The authors do mention that this gets us the kernel form since it is now expressing the hyperplane in dot products, they don't mention that this gets us the averaged (or voted) output result for free! We simply have to tally the averaged result as we compute every $w_k \cdot x$ in the recurrence relation. Thus saving us from having to keep any copies (linear case you have to keep and extra ${w_k}_{avg}$ around).

The paper defines $\hat{x}_t = \frac{x_t}{\sqrt{x_t \cdot x_t}}$, which gives the wrong impression that you would need to store a modified copy of the input vector - instead you can write

$$ w_{k+1} \cdot x = \frac{w_k \cdot x + \eta_k y_t \frac{1}{\sqrt{x_t \cdot x_t}} x_t \cdot x}{N_{k+1}} $$

and then cache the self dot products for the future.

Overall its a good paper and nice algorithm, though I'm not sure if I want to implement the generalized $p$ version for the linear case. You can find the linear and kernelized version of ALMA2 in JSAT since revision 692.

Friday, May 3, 2013

Fast Euclidean Distances

Every now and then, I always see one particular optimization for computing the euclidean distance between a query and a fixed set of points. It boils down to taking the square of the norm,

$$d(x, y)^2 = ||x-y||^2 = x \cdot x + y \cdot y - 2 x \cdot y$$

or if the squared term makes you sad

$$d(x, y) = \sqrt{ x \cdot x + y \cdot y - 2 x \cdot y}$$

And that is it. Its very simple and allows us to express everything as dot products (you may also notice this means any kernel trick can be expressed as a valid distance metric). I've often seen it mentioned as a performance improvement, but I've never seen it mentioned alone - its always with 5 or 10 other things.So I was wondering, how much of the performance comes from this trick such that it became the one I always see?

On its own it gets you no speed though, its only helpful if the same set of vectors are going to be compared against. That way you can cache the $y \cdot y$ value for each vector. $x \cdot x$ only has to be done once for the query vector, and can then be reused. Finally, the only thing left is $ 2 x \cdot y$ for each point, thats just 1 dot product per point instead of 3! (thats 3, not 3 factorial!)

I did some quick timing results to compare it against the naive method on a few data sets in a nearest neighbor search scheme. Time is in seconds, and measures how long it took to find the nearest neighbor for each testing point summed over 10 cross validation folds.

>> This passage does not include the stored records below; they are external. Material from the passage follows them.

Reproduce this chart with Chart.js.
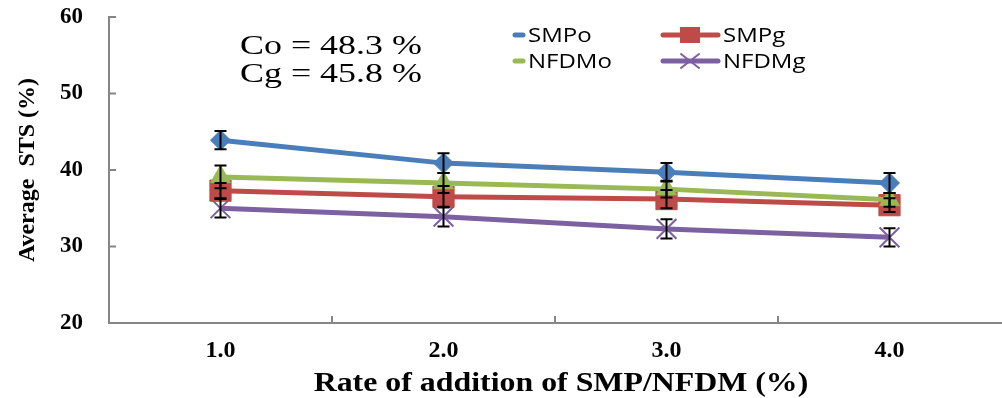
<!DOCTYPE html>
<html>
<head>
<meta charset="utf-8">
<script src="https://cdn.jsdelivr.net/npm/chart.js@4/dist/chart.umd.min.js"></script>
<style>
  html, body { margin: 0; padding: 0; background: #fff; }
  #wrap { width: 1002px; height: 398px; }
</style>
</head>
<body>
<div id="wrap"><canvas id="stsChart" width="1002" height="398"></canvas></div>
<script>
const categories = ["1.0", "2.0", "3.0", "4.0"];
const smpo = [43.9, 40.9, 39.7, 38.3];
const smpg = [37.3, 36.5, 36.2, 35.4];
const nfdmo = [39.1, 38.3, 37.5, 36.1];
const nfdmg = [35.0, 33.9, 32.3, 31.2];
const smpoErr = [1.2, 1.3, 1.2, 1.3];
const smpgErr = [1.0, 1.4, 1.2, 0.9];
const nfdmoErr = [1.5, 1.3, 1.1, 0.9];
const nfdmgErr = [1.2, 1.3, 1.25, 1.2];
const yTicks = [20, 30, 40, 50, 60];
const notes = ["Co = 48.3 %", "Cg = 45.8 %"];
const xTitle = "Rate of addition of SMP/NFDM (%)";

const blue = "#4A7EBB", red = "#BE4B48", green = "#98B954", purple = "#7D60A0";
const serif = "'Liberation Serif', 'Times New Roman', serif";
const axisGray = "#868686";

// error bars, inner tick marks, legend, x title and the Co/Cg note
const extras = {
    id: "extras",
    afterDatasetsDraw(chart) {
        const ctx = chart.ctx;
        const x = chart.scales.x, y = chart.scales.y;
        ctx.save();
        ctx.strokeStyle = "#000";
        ctx.lineWidth = 2;
        chart.data.datasets.forEach(ds => {
            ds.data.forEach((v, i) => {
                const px = x.getPixelForValue(i);
                const top = y.getPixelForValue(v + ds.err[i]);
                const bot = y.getPixelForValue(v - ds.err[i]);
                ctx.beginPath();
                ctx.moveTo(px, top); ctx.lineTo(px, bot);
                ctx.moveTo(px - 6, top); ctx.lineTo(px + 6, top);
                ctx.moveTo(px - 6, bot); ctx.lineTo(px + 6, bot);
                ctx.stroke();
            });
        });
        ctx.restore();
    },
    afterDraw(chart) {
        const ctx = chart.ctx;
        const x = chart.scales.x, y = chart.scales.y;
        const area = chart.chartArea;
        ctx.save();
        ctx.strokeStyle = axisGray;
        ctx.lineWidth = 2;
        ctx.beginPath();
        yTicks.forEach(t => {
            const py = y.getPixelForValue(t);
            ctx.moveTo(area.left, py); ctx.lineTo(area.left + 7, py);
        });
        for (let i = 0; i < categories.length - 1; i++) {
            const px = (x.getPixelForValue(i) + x.getPixelForValue(i + 1)) / 2;
            ctx.moveTo(px, area.bottom); ctx.lineTo(px, area.bottom - 7);
        }
        ctx.stroke();

        ctx.fillStyle = "#000";
        ctx.textBaseline = "middle";

        // x title, stretched like the original
        ctx.font = "bold 27px " + serif;
        ctx.textAlign = "center";
        ctx.save();
        ctx.translate((area.left + area.right) / 2 + 6, 384);
        ctx.scale(1.18, 1);
        ctx.fillText(xTitle, 0, 0);
        ctx.restore();
        ctx.textAlign = "left";

        // note
        ctx.font = "27px " + serif;
        notes.forEach((t, i) => {
            ctx.save();
            ctx.translate(240, 47 + i * 28);
            ctx.scale(1.33, 1);
            ctx.fillText(t, 0, 0);
            ctx.restore();
        });

        // legend
        const items = [
            { text: "SMPo", color: blue, x: 515, y: 35, full: false },
            { text: "NFDMo", color: green, x: 515, y: 61, full: false },
            { text: "SMPg", color: red, x: 663, y: 35, full: true, mark: "sq" },
            { text: "NFDMg", color: purple, x: 663, y: 61, full: true, mark: "x" }
        ];
        items.forEach(it => {
            ctx.strokeStyle = it.color;
            ctx.lineCap = "round";
            ctx.lineWidth = 5;
            ctx.beginPath();
            const end = it.full ? it.x + 55 : it.x + 8;
            ctx.moveTo(it.x, it.y); ctx.lineTo(end, it.y);
            ctx.stroke();
            const mx = it.x + 27;
            if (it.mark === "sq") {
                ctx.fillStyle = it.color;
                ctx.fillRect(mx - 10, it.y - 8, 20, 16);
            } else if (it.mark === "x") {
                ctx.lineWidth = 2;
                ctx.beginPath();
                ctx.moveTo(mx - 9, it.y - 7); ctx.lineTo(mx + 9, it.y + 7);
                ctx.moveTo(mx - 9, it.y + 7); ctx.lineTo(mx + 9, it.y - 7);
                ctx.stroke();
            }
            ctx.fillStyle = "#000";
            ctx.font = "20px 'Open Sans', sans-serif";
            ctx.save();
            ctx.translate(end + 5, it.y + 1);
            ctx.scale(1.2, 1);
            ctx.fillText(it.text, 0, 0);
            ctx.restore();
        });
        ctx.restore();
    }
};

function series(label, data, err, color, style, radius, order) {
    return {
        label: label,
        data: data,
        err: err,
        order: order,
        borderColor: color,
        backgroundColor: color,
        borderWidth: 5,
        pointStyle: style,
        pointRadius: radius,
        pointHoverRadius: radius,
        pointBackgroundColor: color,
        pointBorderColor: color,
        pointBorderWidth: style === "crossRot" ? 2 : 1,
        tension: 0,
        fill: false
    };
}

const ctxSts = document.getElementById("stsChart").getContext("2d");
new Chart(ctxSts, {
    type: "line",
    data: {
        labels: categories,
        datasets: [
            series("SMPo", smpo, smpoErr, blue, "rectRot", 10, 1),
            series("SMPg", smpg, smpgErr, red, "rect", 15, 3),
            series("NFDMo", nfdmo, nfdmoErr, green, "triangle", 11.5, 2),
            series("NFDMg", nfdmg, nfdmgErr, purple, "crossRot", 14, 4)
        ]
    },
    options: {
        responsive: false,
        animation: false,
        layout: { autoPadding: false, padding: { top: 17, right: 1, left: 0, bottom: 0 } },
        plugins: { legend: { display: false }, tooltip: { enabled: false } },
        scales: {
            x: {
                type: "category",
                offset: true,
                grid: { display: false, drawTicks: false },
                border: { color: axisGray, width: 2 },
                ticks: { color: "#000", padding: 13, font: { family: serif, size: 24, weight: "bold" } },
                afterFit: s => { s.height = 75; }
            },
            y: {
                min: 20,
                max: 60,
                ticks: { stepSize: 10, color: "#000", padding: 26, font: { family: serif, size: 23, weight: "bold" } },
                grid: { display: false, drawTicks: false },
                border: { color: axisGray, width: 2 },
                title: {
                    display: true,
                    text: "Average  STS (%)",
                    color: "#000",
                    font: { family: serif, size: 24, weight: "bold" },
                    padding: { top: 13, bottom: 0 }
                },
                afterFit: s => { s.width = 109; s.paddingTop = 0; s.paddingBottom = 0; }
            }
        }
    },
    plugins: [extras]
});
</script>
</body>
</html>
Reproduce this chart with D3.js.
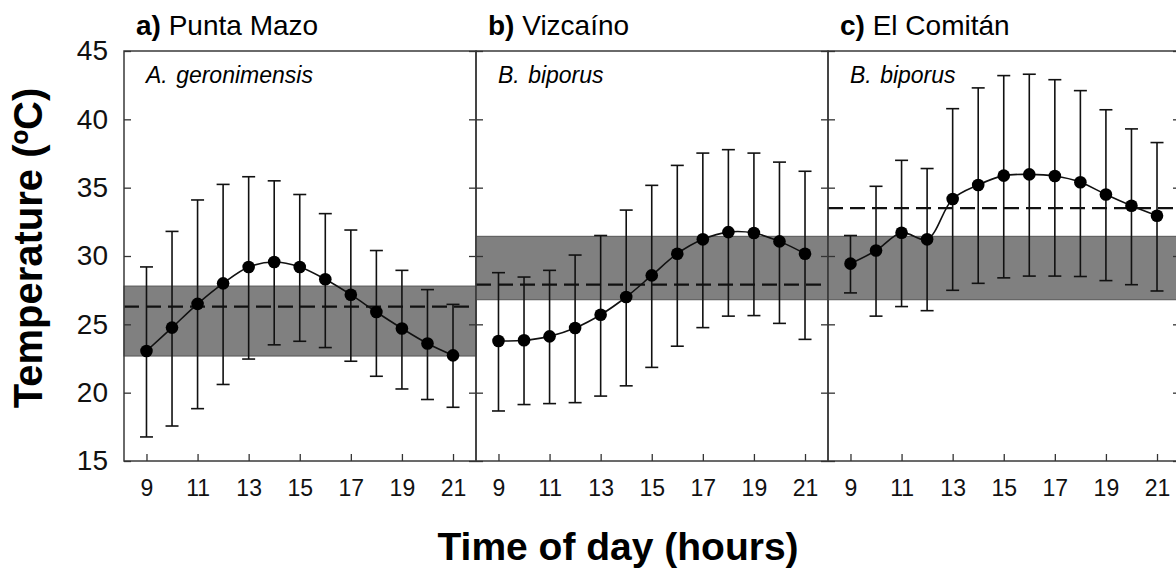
<!DOCTYPE html>
<meta charset="utf-8">
<head>
    <title>Temperature by time of day</title>
    <script src="https://cdn.jsdelivr.net/npm/d3@7"></script>
</head>
<style>
    body { margin: 0; background: #fff; }
    svg { font-family: "Liberation Sans", Arial, sans-serif; display: block; }
    .frame { fill: none; stroke: #3a3a3a; stroke-width: 1.5px; }
    .band { fill: #808080; stroke: #555; stroke-width: 1px; }
    .mean { stroke: #111; stroke-width: 2.2px; stroke-dasharray: 15 7; }
    .err { stroke: #111; stroke-width: 1.6px; fill: none; }
    .trend { stroke: #111; stroke-width: 1.6px; fill: none; }
    .dot { fill: #000; }
    .tick line { stroke: #333; stroke-width: 1.3px; }
    .domain { display: none; }
</style>
<body>
<svg></svg>
<script>
    var vWidth = 1176, vHeight = 571;

    var hours = [9, 10, 11, 12, 13, 14, 15, 16, 17, 18, 19, 20, 21];
    var xTicks = [9, 11, 13, 15, 17, 19, 21];
    var yTicks = [15, 20, 25, 30, 35, 40, 45];

    var panelLetters = ['a)', 'b)', 'c)'];
    var panelSites = ['Punta Mazo', 'Vizcaíno', 'El Comitán'];
    var speciesGenus = ['A.', 'B.', 'B.'];
    var speciesName = ['geronimensis', 'biporus', 'biporus'];

    // mean temperature per hour, with error bar ends
    var meanA = [23.05, 24.76, 26.5, 28.0, 29.2, 29.56, 29.2, 28.3, 27.17, 25.9, 24.7, 23.6, 22.73];
    var highA = [29.2, 31.8, 34.1, 35.24, 35.8, 35.5, 34.5, 33.1, 31.9, 30.4, 28.95, 27.54, 26.46];
    var lowA  = [16.76, 17.56, 18.83, 20.6, 22.46, 23.5, 23.76, 23.3, 22.3, 21.2, 20.27, 19.5, 18.93];

    var meanB = [23.78, 23.83, 24.12, 24.73, 25.7, 27.0, 28.58, 30.17, 31.22, 31.75, 31.68, 31.07, 30.17];
    var highB = [28.78, 28.46, 28.95, 30.07, 31.5, 33.36, 35.17, 36.63, 37.53, 37.78, 37.53, 36.87, 36.2];
    var lowB  = [18.66, 19.13, 19.2, 19.27, 19.75, 20.5, 21.85, 23.4, 24.76, 25.6, 25.64, 25.07, 23.9];

    var meanC = [29.44, 30.4, 31.7, 31.22, 34.17, 35.2, 35.88, 35.97, 35.85, 35.4, 34.5, 33.68, 32.95];
    var highC = [31.5, 35.1, 37.0, 36.4, 40.78, 42.3, 43.2, 43.3, 42.9, 42.1, 40.7, 39.3, 38.3];
    var lowC  = [27.3, 25.6, 26.3, 26.0, 27.49, 28.0, 28.4, 28.53, 28.53, 28.5, 28.2, 27.9, 27.44];

    // preferred temperature range (band) and its mean (dashed line)
    var bandLow  = [22.68, 26.8, 26.8];
    var bandHigh = [27.8, 31.44, 31.44];
    var bandMean = [26.3, 27.9, 33.5];

    var means = [meanA, meanB, meanC];
    var highs = [highA, highB, highC];
    var lows = [lowA, lowB, lowC];

    var plotLeft = 124, plotTop = 51, panelW = 352, plotH = 410;

    var svg = d3.select('svg').attr('width', vWidth).attr('height', vHeight);

    var y = d3.scaleLinear().domain([15, 45]).range([plotTop + plotH, plotTop]);

    panelLetters.forEach(function (letter, i) {
        var x0 = plotLeft + i * panelW;
        var x = d3.scaleLinear().domain([8.12, 21.9]).range([x0, x0 + panelW]);
        var g = svg.append('g');

        // band + dashed mean
        g.append('rect').attr('class', 'band')
            .attr('x', x0).attr('width', panelW)
            .attr('y', y(bandHigh[i])).attr('height', y(bandLow[i]) - y(bandHigh[i]));
        g.append('line').attr('class', 'mean')
            .attr('x1', x0).attr('x2', x0 + panelW)
            .attr('y1', y(bandMean[i])).attr('y2', y(bandMean[i]));

        // frame
        g.append('rect').attr('class', 'frame')
            .attr('x', x0).attr('y', plotTop).attr('width', panelW).attr('height', plotH);

        // axes (ticks inward)
        var ax = g.append('g').attr('transform', 'translate(0,' + (plotTop + plotH) + ')')
            .call(d3.axisBottom(x).tickValues(xTicks).tickSize(-7).tickPadding(19));
        ax.selectAll('text').style('font-size', '23px').attr('fill', '#111');

        var ayL = g.append('g').attr('transform', 'translate(' + x0 + ',0)')
            .call(d3.axisLeft(y).tickValues(yTicks).tickSize(-7).tickPadding(16));
        ayL.selectAll('text').style('font-size', '28px').attr('fill', '#111');
        if (i > 0) ayL.selectAll('text').remove();
        g.append('g').attr('transform', 'translate(' + (x0 + panelW) + ',0)')
            .call(d3.axisRight(y).tickValues(yTicks).tickSize(-7))
            .selectAll('text').remove();

        // error bars
        var rows = hours.map(function (h, k) {
            return {h: h, m: means[i][k], hi: highs[i][k], lo: lows[i][k]};
        });
        var eb = g.selectAll('.eb').data(rows).enter().append('g');
        eb.append('line').attr('class', 'err')
            .attr('x1', function (d) { return x(d.h); }).attr('x2', function (d) { return x(d.h); })
            .attr('y1', function (d) { return y(d.hi); }).attr('y2', function (d) { return y(d.lo); });
        eb.append('line').attr('class', 'err')
            .attr('x1', function (d) { return x(d.h) - 6.5; }).attr('x2', function (d) { return x(d.h) + 6.5; })
            .attr('y1', function (d) { return y(d.hi); }).attr('y2', function (d) { return y(d.hi); });
        eb.append('line').attr('class', 'err')
            .attr('x1', function (d) { return x(d.h) - 6.5; }).attr('x2', function (d) { return x(d.h) + 6.5; })
            .attr('y1', function (d) { return y(d.lo); }).attr('y2', function (d) { return y(d.lo); });

        // smoothed line + dots
        var line = d3.line().curve(d3.curveCatmullRom)
            .x(function (d) { return x(d.h); }).y(function (d) { return y(d.m); });
        g.append('path').attr('class', 'trend').attr('d', line(rows));
        g.selectAll('.dot').data(rows).enter().append('circle').attr('class', 'dot')
            .attr('cx', function (d) { return x(d.h); })
            .attr('cy', function (d) { return y(d.m); })
            .attr('r', 6.3);

        // panel title
        var t = svg.append('text').attr('x', x0 + 12).attr('y', 35).style('font-size', '28px');
        t.append('tspan').style('font-weight', 'bold').text(letter);
        t.append('tspan').text(' ' + panelSites[i]);

        // species label
        var s = svg.append('text').attr('x', x0 + 22).attr('y', 83)
            .style('font-size', '23px').style('font-style', 'italic');
        s.append('tspan').text(speciesGenus[i] + ' ');
        s.append('tspan').attr('dx', 2).text(speciesName[i]);
    });

    svg.append('text')
        .attr('transform', 'translate(42,248) rotate(-90)')
        .attr('text-anchor', 'middle')
        .style('font-size', '40px').style('font-weight', 'bold')
        .text('Temperature (ºC)');

    svg.append('text')
        .attr('x', 618).attr('y', 560)
        .attr('text-anchor', 'middle')
        .style('font-size', '39px').style('font-weight', 'bold')
        .text('Time of day (hours)');
</script>
</body>
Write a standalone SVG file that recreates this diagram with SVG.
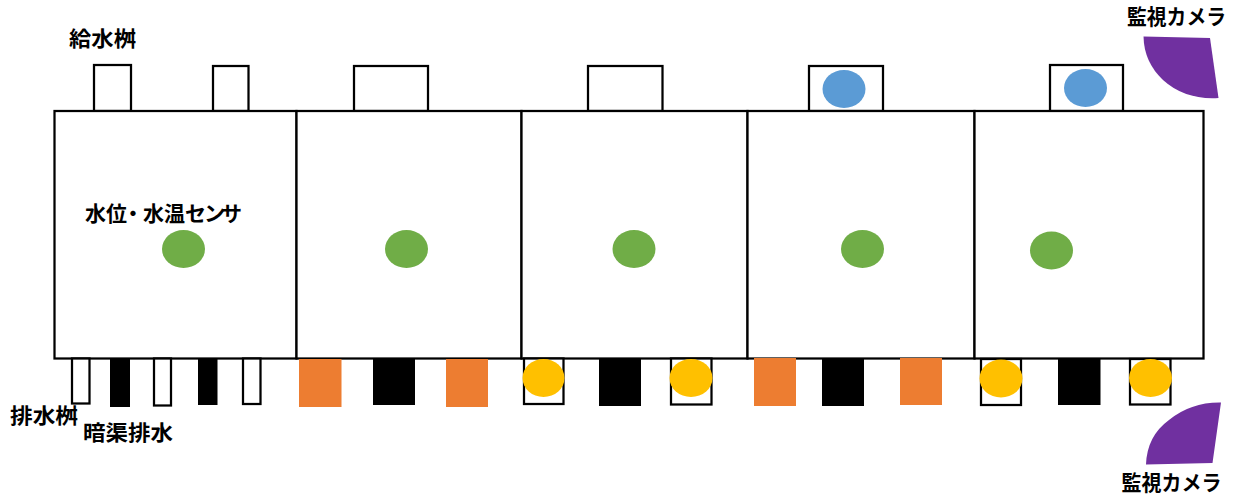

Data Set	waveform-5000	ionosphere	breast-wisconsin	diabetes	spambase
Naive Euclid Time	10.117	0.109	0.122	0.141	10.743
Fast Euclid Time	1.972	0.057	0.059	0.062	2.186
Speed Up	5.13	1.91	2.07	2.27	4.91

As you can see, its pretty good gain all on its own to use this trick. The tree smaller data sets (ionosphere, breast, diabetes) all got about 2 times faster, which I expect is mostly an avoidance of unnecessary squaring. With this method we get to do only multiplications until one square root at the end. Wave form and spambase are both larger with a lot of features, and I'm actually a little surprised that the speed up wasn't even larger for the spambase data set. Unlike waveform, spambase is sparse - so I was expecting it to get an even bigger boost by avoiding memory locality issues (cached dot products should always hit cache, rest is just a sparse dot product).

Overall, a good trick to use. I just recently added it to JSAT as its own vector collection (r691). What I need to do now is think of a good way to add it to things like VPTrees and RandomCoverBalls without duplicating code for each algorithm. Just another thing on my TODO list!